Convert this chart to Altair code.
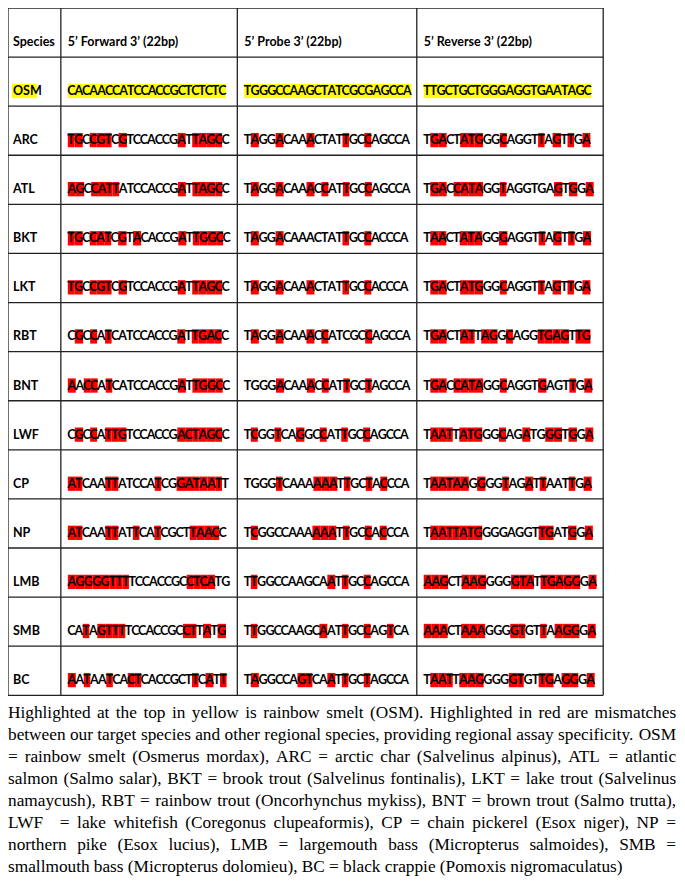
import altair as alt
import pandas as pd

# ---------------- data ----------------
species = ["OSM", "ARC", "ATL", "BKT", "LKT", "RBT", "BNT", "LWF", "CP", "NP", "LMB", "SMB", "BC"]
headers = ["Species", "5\u2019 Forward 3\u2019 (22bp)", "5\u2019 Probe 3\u2019 (22bp)", "5\u2019 Reverse 3\u2019 (22bp)"]

# [..] marks bases highlighted in red (mismatches); OSM row is the yellow target
forward = [
    "CACAACCATCCACCGCTCTCTC",
    "[TG]C[CGT]C[G]TCCACCG[A]T[TAGC]C",
    "[AG]C[CATT]ATCCACCG[A]T[TAGC]C",
    "[TG]C[CAT]C[G]T[A]CACCG[A]T[TGGC]C",
    "[TG]C[CGT]C[G]TCCACCG[A]T[TAGC]C",
    "C[G]C[C]A[T]CATCCACCG[A]T[TGAC]C",
    "[A]A[CC]A[T]CATCCACCG[A]T[TGGC]C",
    "C[G]C[C]A[TTG]TCCACCG[ACTAGC]C",
    "[AT]CAA[TT]ATCCA[T]CG[GATAAT]T",
    "[AT]CAA[TT]AT[T]CA[T]CGCT[TAAC]C",
    "[AGGGGTTT]TCCACCGC[CTCA]TG",
    "CA[T]A[GTTT]TCCACCGC[CT]T[A]T[G]",
    "[A]A[T]AA[T]CA[CT]CACCGCT[T]C[A]T[T]",
]
probe = [
    "TGGGCCAAGCTATCGCGAGCCA",
    "T[A]GG[A]CAA[A]CTAT[T]GC[C]AGCCA",
    "T[A]GG[A]CAA[A]C[C]AT[T]GC[C]AGCCA",
    "T[A]GG[A]CAAACTAT[T]GC[C]ACCCA",
    "T[A]GG[A]CAA[A]CTAT[T]GC[C]ACCCA",
    "T[A]GG[A]CAA[A]C[C]ATCGC[C]AGCCA",
    "TGGG[A]CAA[A]C[C]AT[T]GC[T]AGCCA",
    "T[C]GG[T]CA[G]GC[C]AT[T]GC[C]AGCCA",
    "TGGG[T]CAAA[AAA]T[T]GC[T]A[C]CCA",
    "T[C]GGCCAAA[AAA]T[T]GC[C]A[C]CCA",
    "T[T]GGCCAAGCA[A]T[T]GC[C]AGCCA",
    "T[T]GGCCAAGC[A]AT[T]GC[C]AG[T]CA",
    "T[A]GGCCA[GT]CA[A]T[T]GC[T]AGCCA",
]
reverse = [
    "TTGCTGCTGGGAGGTGAATAGC",
    "T[GA]CT[ATG]GG[C]AGGT[T]A[G]T[T]G[A]",
    "T[GA]C[CATA]GG[T]AGGTGA[G]T[G]G[A]",
    "T[AA]CT[ATA]GG[G]AGGT[T]A[G]T[T]G[A]",
    "T[GA]CT[ATG]GG[C]AGGT[T]A[G]T[T]G[A]",
    "T[GA]CT[AT]T[AG]G[C]AGG[TGAG]T[TG]",
    "T[GA]C[CATA]GG[C]AGGT[G]AGT[T]G[A]",
    "T[AAT]T[ATG]GG[C]AG[A]TG[GG]T[G]G[A]",
    "T[AATAA]G[G]GG[T]AG[A]T[T]AAT[T]G[A]",
    "T[AATTATG]GGGAGGT[TG]AT[G]G[A]",
    "[AAG]CT[AAG]GGG[GTA]T[TGAGG]G[A]",
    "[AAA]CT[AAA]GGG[GT]GT[T]A[AGG]G[A]",
    "T[AAT]T[AAG]GGG[GT]GT[TG]A[GG]G[A]",
]

caption_lines = [
    "Highlighted at the top in yellow is rainbow smelt (OSM). Highlighted in red are mismatches",
    "between our target species and other regional species, providing regional assay specificity. OSM",
    "= rainbow smelt (Osmerus mordax), ARC = arctic char (Salvelinus alpinus), ATL = atlantic",
    "salmon (Salmo salar), BKT = brook trout (Salvelinus fontinalis), LKT = lake trout (Salvelinus",
    "namaycush), RBT = rainbow trout (Oncorhynchus mykiss), BNT = brown trout (Salmo trutta),",
    "LWF  = lake whitefish (Coregonus clupeaformis), CP = chain pickerel (Esox niger), NP =",
    "northern pike (Esox lucius), LMB = largemouth bass (Micropterus salmoides), SMB =",
    "smallmouth bass (Micropterus dolomieu), BC = black crappie (Pomoxis nigromaculatus)",
]

# ---------------- layout ----------------
COL_EDGES = [5, 58, 235, 415, 602]
TOP = 5
ROW_H = 49.43
N_ROWS = 14
UP = 15.3
HL_HALF = 7.2
SEQ_PX = 13.2
BASE_W = {"A": 0.606, "C": 0.529, "G": 0.637, "T": 0.497}

TIMES = {" ": 250, "a": 444, "b": 500, "c": 444, "d": 500, "e": 444, "f": 333, "g": 500, "h": 500,
         "i": 278, "j": 278, "k": 500, "l": 278, "m": 778, "n": 500, "o": 500, "p": 500, "q": 500,
         "r": 333, "s": 389, "t": 278, "u": 500, "v": 500, "w": 722, "x": 500, "y": 500, "z": 444,
         "A": 722, "B": 667, "C": 667, "D": 722, "E": 611, "F": 556, "G": 722, "H": 722, "I": 333,
         "J": 389, "K": 722, "L": 611, "M": 889, "N": 722, "O": 722, "P": 556, "Q": 722, "R": 667,
         "S": 556, "T": 611, "U": 722, "V": 722, "W": 944, "X": 722, "Y": 722, "Z": 611,
         "(": 333, ")": 333, ",": 250, ".": 250, "=": 564, "-": 333}
CAP_SIZE = 17.3
CAP_LEFT, CAP_RIGHT = 5, 675
CAP_Y0, CAP_DY = 715, 22.2


def parse(s):
    out, hl = [], False
    for ch in s:
        if ch == "[":
            hl = True
        elif ch == "]":
            hl = False
        else:
            out.append((ch, hl))
    return out


def row_center(i):
    return TOP + (i + 1) * ROW_H - UP


rects, chars, labels = [], [], []
for r, sp in enumerate(species):
    yc = row_center(r + 1)
    labels.append(dict(x=COL_EDGES[0] + 5, y=yc, t=sp))
    for c, col in enumerate([forward, probe, reverse]):
        x = COL_EDGES[c + 1] + 7
        for ch, hl in parse(col[r]):
            w = BASE_W[ch] * SEQ_PX
            chars.append(dict(x=x + w / 2, y=yc, t=ch))
            if r == 0:
                rects.append(dict(x=x, x2=x + w, y=yc - HL_HALF, y2=yc + HL_HALF, fill="#ffff00"))
            elif hl:
                rects.append(dict(x=x, x2=x + w, y=yc - HL_HALF, y2=yc + HL_HALF, fill="#ff0000"))
            x += w
# yellow behind the OSM label
yc0 = row_center(1)
rects.append(dict(x=9, x2=34, y=yc0 - HL_HALF, y2=yc0 + HL_HALF, fill="#ffff00"))

for c, h in enumerate(headers):
    labels.append(dict(x=COL_EDGES[c] + (5 if c == 0 else 7), y=row_center(0), t=h))

rules = []
for i in range(N_ROWS + 1):
    yy = TOP + i * ROW_H
    rules.append(dict(x=COL_EDGES[0], x2=COL_EDGES[-1], y=yy, y2=yy))
for e in COL_EDGES:
    rules.append(dict(x=e, x2=e, y=TOP, y2=TOP + N_ROWS * ROW_H))


def tw(word):
    return sum(TIMES.get(ch, 500) for ch in word) / 1000 * CAP_SIZE


words = []
for li, line in enumerate(caption_lines):
    ws = line.split(" ")
    total = sum(tw(w) for w in ws)
    if li < len(caption_lines) - 1:
        gap = (CAP_RIGHT - CAP_LEFT - total) / (len(ws) - 1)
    else:
        gap = tw(" ")
    x = CAP_LEFT
    for w in ws:
        if w:
            words.append(dict(x=x, y=CAP_Y0 + li * CAP_DY, t=w))
        x += tw(w) + gap

XS = alt.Scale(domain=[5, 676], nice=False, zero=False)
YS = alt.Scale(domain=[5, 881], nice=False, zero=False, reverse=True)

rect_layer = alt.Chart(pd.DataFrame(rects)).mark_rect().encode(
    x=alt.X("x:Q", scale=XS, axis=None), x2="x2:Q",
    y=alt.Y("y:Q", scale=YS, axis=None), y2="y2:Q",
    color=alt.Color("fill:N", scale=None),
)
rule_layer = alt.Chart(pd.DataFrame(rules)).mark_rule(color="#222222", strokeWidth=1.3).encode(
    x=alt.X("x:Q", scale=XS, axis=None), x2="x2:Q",
    y=alt.Y("y:Q", scale=YS, axis=None), y2="y2:Q",
)
char_layer = alt.Chart(pd.DataFrame(chars)).mark_text(
    font="Lato", fontWeight="bold", fontSize=12.5, align="center", baseline="middle", color="black"
).encode(
    x=alt.X("x:Q", scale=XS, axis=None), y=alt.Y("y:Q", scale=YS, axis=None), text="t:N"
)
label_layer = alt.Chart(pd.DataFrame(labels)).mark_text(
    font="Lato", fontWeight="bold", fontSize=12.5, align="left", baseline="middle", color="black"
).encode(
    x=alt.X("x:Q", scale=XS, axis=None), y=alt.Y("y:Q", scale=YS, axis=None), text="t:N"
)
caption_layer = alt.Chart(pd.DataFrame(words)).mark_text(
    font="Liberation Serif", fontSize=CAP_SIZE, align="left", baseline="middle", color="black"
).encode(
    x=alt.X("x:Q", scale=XS, axis=None), y=alt.Y("y:Q", scale=YS, axis=None), text="t:N"
)

chart = alt.layer(rect_layer, rule_layer, char_layer, label_layer, caption_layer).properties(
    width=669, height=870, padding=0, autosize=alt.AutoSizeParams(type="none")
).configure_view(stroke=None)

chart.save("out.html", embed_options={"renderer": "svg", "actions": False})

==========

GOAL OF THE EXERCISE: Repeat the lines exactly as they stand, from the opening line of the data through the line with "import pandas as pd". Pictures stay out of the copy.

FULL ANSWER:
Convert this chart to Altair code.
import altair as alt
import pandas as pd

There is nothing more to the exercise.